▶ [What needs to be done] Can you write out all the lines word for word, with no pictures?

# # # # #

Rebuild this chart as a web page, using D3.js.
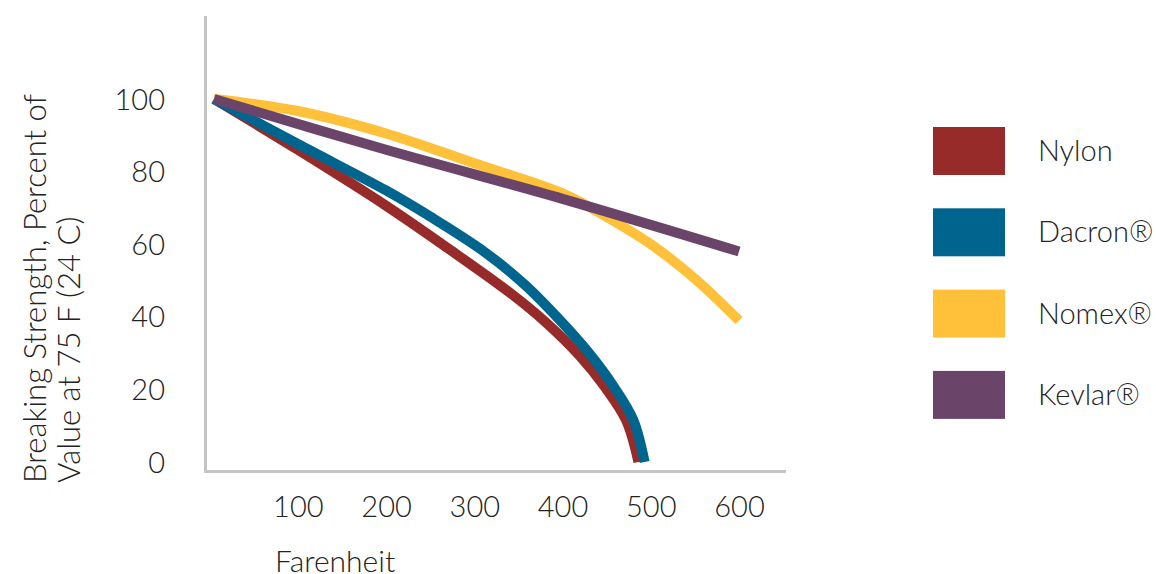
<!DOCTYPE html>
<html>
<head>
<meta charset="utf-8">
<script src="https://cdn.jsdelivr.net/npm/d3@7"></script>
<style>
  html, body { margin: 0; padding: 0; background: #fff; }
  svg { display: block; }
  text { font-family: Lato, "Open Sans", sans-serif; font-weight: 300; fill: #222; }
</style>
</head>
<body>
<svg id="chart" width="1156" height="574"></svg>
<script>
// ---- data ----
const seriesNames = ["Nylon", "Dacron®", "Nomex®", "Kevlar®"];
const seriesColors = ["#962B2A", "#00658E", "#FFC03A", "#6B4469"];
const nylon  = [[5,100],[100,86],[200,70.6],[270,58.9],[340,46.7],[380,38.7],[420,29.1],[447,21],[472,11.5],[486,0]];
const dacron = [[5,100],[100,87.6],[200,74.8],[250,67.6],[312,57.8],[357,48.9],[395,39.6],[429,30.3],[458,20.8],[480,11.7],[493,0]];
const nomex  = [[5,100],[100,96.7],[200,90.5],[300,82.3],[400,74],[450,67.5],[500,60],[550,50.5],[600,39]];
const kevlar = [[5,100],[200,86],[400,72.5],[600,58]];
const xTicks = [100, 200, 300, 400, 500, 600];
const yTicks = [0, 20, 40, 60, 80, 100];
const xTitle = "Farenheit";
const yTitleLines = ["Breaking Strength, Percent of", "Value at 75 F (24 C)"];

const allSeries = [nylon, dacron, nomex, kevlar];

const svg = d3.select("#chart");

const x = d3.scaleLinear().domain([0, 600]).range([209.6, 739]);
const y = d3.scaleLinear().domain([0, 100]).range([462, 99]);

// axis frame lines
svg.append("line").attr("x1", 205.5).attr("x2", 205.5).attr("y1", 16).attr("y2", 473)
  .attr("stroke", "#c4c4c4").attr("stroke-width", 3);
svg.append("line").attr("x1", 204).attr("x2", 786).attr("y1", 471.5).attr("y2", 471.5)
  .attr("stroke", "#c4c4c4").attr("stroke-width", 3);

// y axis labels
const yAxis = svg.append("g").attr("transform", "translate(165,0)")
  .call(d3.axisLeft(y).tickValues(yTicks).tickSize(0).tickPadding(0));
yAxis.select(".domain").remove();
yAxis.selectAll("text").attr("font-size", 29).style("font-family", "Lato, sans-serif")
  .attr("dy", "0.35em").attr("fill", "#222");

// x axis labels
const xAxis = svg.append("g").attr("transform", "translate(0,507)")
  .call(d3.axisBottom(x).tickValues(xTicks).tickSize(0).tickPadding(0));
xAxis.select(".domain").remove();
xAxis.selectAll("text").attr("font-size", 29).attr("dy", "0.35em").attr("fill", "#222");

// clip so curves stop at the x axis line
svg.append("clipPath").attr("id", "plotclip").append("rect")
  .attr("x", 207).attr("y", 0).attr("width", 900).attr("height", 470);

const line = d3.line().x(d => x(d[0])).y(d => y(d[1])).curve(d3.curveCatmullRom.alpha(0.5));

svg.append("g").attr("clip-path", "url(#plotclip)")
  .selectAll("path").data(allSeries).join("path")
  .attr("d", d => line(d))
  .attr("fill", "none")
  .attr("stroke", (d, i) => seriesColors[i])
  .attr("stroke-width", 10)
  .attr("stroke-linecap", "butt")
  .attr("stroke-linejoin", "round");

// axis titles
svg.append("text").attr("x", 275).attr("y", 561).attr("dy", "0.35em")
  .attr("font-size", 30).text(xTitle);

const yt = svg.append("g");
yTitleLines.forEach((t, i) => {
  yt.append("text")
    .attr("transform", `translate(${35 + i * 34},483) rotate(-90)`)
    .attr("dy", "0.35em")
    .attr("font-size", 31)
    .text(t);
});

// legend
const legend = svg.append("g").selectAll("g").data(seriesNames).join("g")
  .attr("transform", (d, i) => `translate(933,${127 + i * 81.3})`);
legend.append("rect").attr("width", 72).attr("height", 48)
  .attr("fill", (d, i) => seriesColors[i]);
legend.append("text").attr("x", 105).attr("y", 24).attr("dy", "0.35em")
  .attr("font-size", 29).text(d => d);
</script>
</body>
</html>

# # # # #

▶ [The completed task]
Rebuild this chart as a web page, using D3.js.
<!DOCTYPE html>
<html>
<head>
<meta charset="utf-8">
<script src="https://cdn.jsdelivr.net/npm/d3@7"></script>
<style>
  html, body { margin: 0; padding: 0; background: #fff; }
  svg { display: block; }
  text { font-family: Lato, "Open Sans", sans-serif; font-weight: 300; fill: #222; }
</style>
</head>
<body>
<svg id="chart" width="1156" height="574"></svg>
<script>
// ---- data ----
const seriesNames = ["Nylon", "Dacron®", "Nomex®", "Kevlar®"];
const seriesColors = ["#962B2A", "#00658E", "#FFC03A", "#6B4469"];
const nylon  = [[5,100],[100,86],[200,70.6],[270,58.9],[340,46.7],[380,38.7],[420,29.1],[447,21],[472,11.5],[486,0]];
const dacron = [[5,100],[100,87.6],[200,74.8],[250,67.6],[312,57.8],[357,48.9],[395,39.6],[429,30.3],[458,20.8],[480,11.7],[493,0]];
const nomex  = [[5,100],[100,96.7],[200,90.5],[300,82.3],[400,74],[450,67.5],[500,60],[550,50.5],[600,39]];
const kevlar = [[5,100],[200,86],[400,72.5],[600,58]];
const xTicks = [100, 200, 300, 400, 500, 600];
const yTicks = [0, 20, 40, 60, 80, 100];
const xTitle = "Farenheit";
const yTitleLines = ["Breaking Strength, Percent of", "Value at 75 F (24 C)"];

const allSeries = [nylon, dacron, nomex, kevlar];

const svg = d3.select("#chart");

const x = d3.scaleLinear().domain([0, 600]).range([209.6, 739]);
const y = d3.scaleLinear().domain([0, 100]).range([462, 99]);

// axis frame lines
svg.append("line").attr("x1", 205.5).attr("x2", 205.5).attr("y1", 16).attr("y2", 473)
  .attr("stroke", "#c4c4c4").attr("stroke-width", 3);
svg.append("line").attr("x1", 204).attr("x2", 786).attr("y1", 471.5).attr("y2", 471.5)
  .attr("stroke", "#c4c4c4").attr("stroke-width", 3);

// y axis labels
const yAxis = svg.append("g").attr("transform", "translate(165,0)")
  .call(d3.axisLeft(y).tickValues(yTicks).tickSize(0).tickPadding(0));
yAxis.select(".domain").remove();
yAxis.selectAll("text").attr("font-size", 29).style("font-family", "Lato, sans-serif")
  .attr("dy", "0.35em").attr("fill", "#222");

// x axis labels
const xAxis = svg.append("g").attr("transform", "translate(0,507)")
  .call(d3.axisBottom(x).tickValues(xTicks).tickSize(0).tickPadding(0));
xAxis.select(".domain").remove();
xAxis.selectAll("text").attr("font-size", 29).attr("dy", "0.35em").attr("fill", "#222");

// clip so curves stop at the x axis line
svg.append("clipPath").attr("id", "plotclip").append("rect")
  .attr("x", 207).attr("y", 0).attr("width", 900).attr("height", 470);

const line = d3.line().x(d => x(d[0])).y(d => y(d[1])).curve(d3.curveCatmullRom.alpha(0.5));

svg.append("g").attr("clip-path", "url(#plotclip)")
  .selectAll("path").data(allSeries).join("path")
  .attr("d", d => line(d))
  .attr("fill", "none")
  .attr("stroke", (d, i) => seriesColors[i])
  .attr("stroke-width", 10)
  .attr("stroke-linecap", "butt")
  .attr("stroke-linejoin", "round");

// axis titles
svg.append("text").attr("x", 275).attr("y", 561).attr("dy", "0.35em")
  .attr("font-size", 30).text(xTitle);

const yt = svg.append("g");
yTitleLines.forEach((t, i) => {
  yt.append("text")
    .attr("transform", `translate(${35 + i * 34},483) rotate(-90)`)
    .attr("dy", "0.35em")
    .attr("font-size", 31)
    .text(t);
});

// legend
const legend = svg.append("g").selectAll("g").data(seriesNames).join("g")
  .attr("transform", (d, i) => `translate(933,${127 + i * 81.3})`);
legend.append("rect").attr("width", 72).attr("height", 48)
  .attr("fill", (d, i) => seriesColors[i]);
legend.append("text").attr("x", 105).attr("y", 24).attr("dy", "0.35em")
  .attr("font-size", 29).text(d => d);
</script>
</body>
</html>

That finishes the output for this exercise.